Brief
Return all of the data exactly, with nothing left out but the pictures.

Recorded information
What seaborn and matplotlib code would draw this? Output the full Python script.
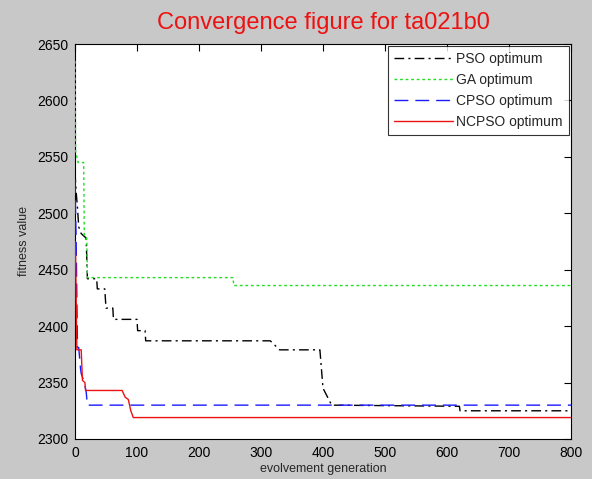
import matplotlib
matplotlib.use("Agg")
import matplotlib.pyplot as plt
import seaborn as sns
import pandas as pd

# Data (step vertices)
pso_x = [0, 2, 4, 6, 10, 18, 20, 35, 36, 48, 50, 61, 62, 100, 101, 113, 114, 315, 330, 395, 400, 414, 620, 621, 800]
pso_y = [2536, 2518, 2505, 2488, 2482, 2478, 2442, 2442, 2433, 2433, 2416, 2416, 2406, 2406, 2396, 2396, 2387, 2387, 2379, 2379, 2345, 2330, 2329, 2325, 2325]

ga_x = [0, 1, 5, 14, 15, 19, 20, 255, 256, 800]
ga_y = [2635, 2555, 2545, 2545, 2480, 2478, 2443, 2443, 2436, 2436]

cpso_x = [0, 1, 2, 4, 6, 9, 10, 15, 18, 20, 800]
cpso_y = [2530, 2500, 2470, 2381, 2381, 2362, 2358, 2350, 2342, 2330, 2330]

ncpso_x = [0, 1, 2, 3, 10, 12, 16, 17, 76, 81, 86, 90, 94, 800]
ncpso_y = [2475, 2462, 2420, 2379, 2379, 2352, 2350, 2343, 2343, 2337, 2335, 2325, 2319, 2319]

labels = ["PSO optimum", "GA optimum", "CPSO optimum", "NCPSO optimum"]
colors = ["black", "#22dd22", "#1a1aff", "#ee1111"]
styles = [(0, (7, 3, 1.5, 3)), (0, (2, 2)), (0, (10, 5)), "-"]

xticks = [0, 100, 200, 300, 400, 500, 600, 700, 800]
yticks = [2300, 2350, 2400, 2450, 2500, 2550, 2600, 2650]

sns.set_style("white")
plt.rcParams["font.family"] = ["Liberation Sans", "DejaVu Sans"]

fig = plt.figure(figsize=(5.92, 4.79), dpi=100, facecolor="#c8c8c8")
ax = fig.add_axes([75/592, 1-439/479, (571-75)/592, (439-44)/479])
ax.set_facecolor("white")

series = [(pso_x, pso_y), (ga_x, ga_y), (cpso_x, cpso_y), (ncpso_x, ncpso_y)]
for (xs, ys), lab, col, ls in zip(series, labels, colors, styles):
    df = pd.DataFrame({"gen": xs, "fit": ys})
    sns.lineplot(data=df, x="gen", y="fit", ax=ax, color=col, linestyle=ls,
                 linewidth=1.0, label=lab, sort=False, estimator=None, zorder=3)

ax.set_xlim(0, 800)
ax.set_ylim(2300, 2650)
ax.set_xticks(xticks)
ax.set_yticks(yticks)
ax.tick_params(direction="in", length=5, width=0.8, top=True, right=True,
               labelsize=10, colors="black", pad=5)
for s in ax.spines.values():
    s.set_visible(True)
    s.set_color("black")
    s.set_linewidth(0.8)

ax.set_xlabel("evolvement generation", fontsize=9, labelpad=2)
ax.set_ylabel("fitness value", fontsize=9, labelpad=5)
ax.set_title("Convergence figure for ta021b0", color="#ee1111", fontsize=17, pad=11)

leg = ax.legend(loc="upper right", fontsize=10, handlelength=4.2, frameon=True,
                fancybox=False, borderaxespad=0.15, labelspacing=0.5,
                borderpad=0.45, handletextpad=0.25)
leg.get_frame().set_edgecolor("black")
leg.get_frame().set_linewidth(0.8)
leg.set_zorder(5)

fig.savefig("out.png", dpi=100, facecolor=fig.get_facecolor())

Output of the exercise
What seaborn and matplotlib code would draw this? Output the full Python script.
import matplotlib
matplotlib.use("Agg")
import matplotlib.pyplot as plt
import seaborn as sns
import pandas as pd

# Data (step vertices)
pso_x = [0, 2, 4, 6, 10, 18, 20, 35, 36, 48, 50, 61, 62, 100, 101, 113, 114, 315, 330, 395, 400, 414, 620, 621, 800]
pso_y = [2536, 2518, 2505, 2488, 2482, 2478, 2442, 2442, 2433, 2433, 2416, 2416, 2406, 2406, 2396, 2396, 2387, 2387, 2379, 2379, 2345, 2330, 2329, 2325, 2325]

ga_x = [0, 1, 5, 14, 15, 19, 20, 255, 256, 800]
ga_y = [2635, 2555, 2545, 2545, 2480, 2478, 2443, 2443, 2436, 2436]

cpso_x = [0, 1, 2, 4, 6, 9, 10, 15, 18, 20, 800]
cpso_y = [2530, 2500, 2470, 2381, 2381, 2362, 2358, 2350, 2342, 2330, 2330]

ncpso_x = [0, 1, 2, 3, 10, 12, 16, 17, 76, 81, 86, 90, 94, 800]
ncpso_y = [2475, 2462, 2420, 2379, 2379, 2352, 2350, 2343, 2343, 2337, 2335, 2325, 2319, 2319]

labels = ["PSO optimum", "GA optimum", "CPSO optimum", "NCPSO optimum"]
colors = ["black", "#22dd22", "#1a1aff", "#ee1111"]
styles = [(0, (7, 3, 1.5, 3)), (0, (2, 2)), (0, (10, 5)), "-"]

xticks = [0, 100, 200, 300, 400, 500, 600, 700, 800]
yticks = [2300, 2350, 2400, 2450, 2500, 2550, 2600, 2650]

sns.set_style("white")
plt.rcParams["font.family"] = ["Liberation Sans", "DejaVu Sans"]

fig = plt.figure(figsize=(5.92, 4.79), dpi=100, facecolor="#c8c8c8")
ax = fig.add_axes([75/592, 1-439/479, (571-75)/592, (439-44)/479])
ax.set_facecolor("white")

series = [(pso_x, pso_y), (ga_x, ga_y), (cpso_x, cpso_y), (ncpso_x, ncpso_y)]
for (xs, ys), lab, col, ls in zip(series, labels, colors, styles):
    df = pd.DataFrame({"gen": xs, "fit": ys})
    sns.lineplot(data=df, x="gen", y="fit", ax=ax, color=col, linestyle=ls,
                 linewidth=1.0, label=lab, sort=False, estimator=None, zorder=3)

ax.set_xlim(0, 800)
ax.set_ylim(2300, 2650)
ax.set_xticks(xticks)
ax.set_yticks(yticks)
ax.tick_params(direction="in", length=5, width=0.8, top=True, right=True,
               labelsize=10, colors="black", pad=5)
for s in ax.spines.values():
    s.set_visible(True)
    s.set_color("black")
    s.set_linewidth(0.8)

ax.set_xlabel("evolvement generation", fontsize=9, labelpad=2)
ax.set_ylabel("fitness value", fontsize=9, labelpad=5)
ax.set_title("Convergence figure for ta021b0", color="#ee1111", fontsize=17, pad=11)

leg = ax.legend(loc="upper right", fontsize=10, handlelength=4.2, frameon=True,
                fancybox=False, borderaxespad=0.15, labelspacing=0.5,
                borderpad=0.45, handletextpad=0.25)
leg.get_frame().set_edgecolor("black")
leg.get_frame().set_linewidth(0.8)
leg.set_zorder(5)

fig.savefig("out.png", dpi=100, facecolor=fig.get_facecolor())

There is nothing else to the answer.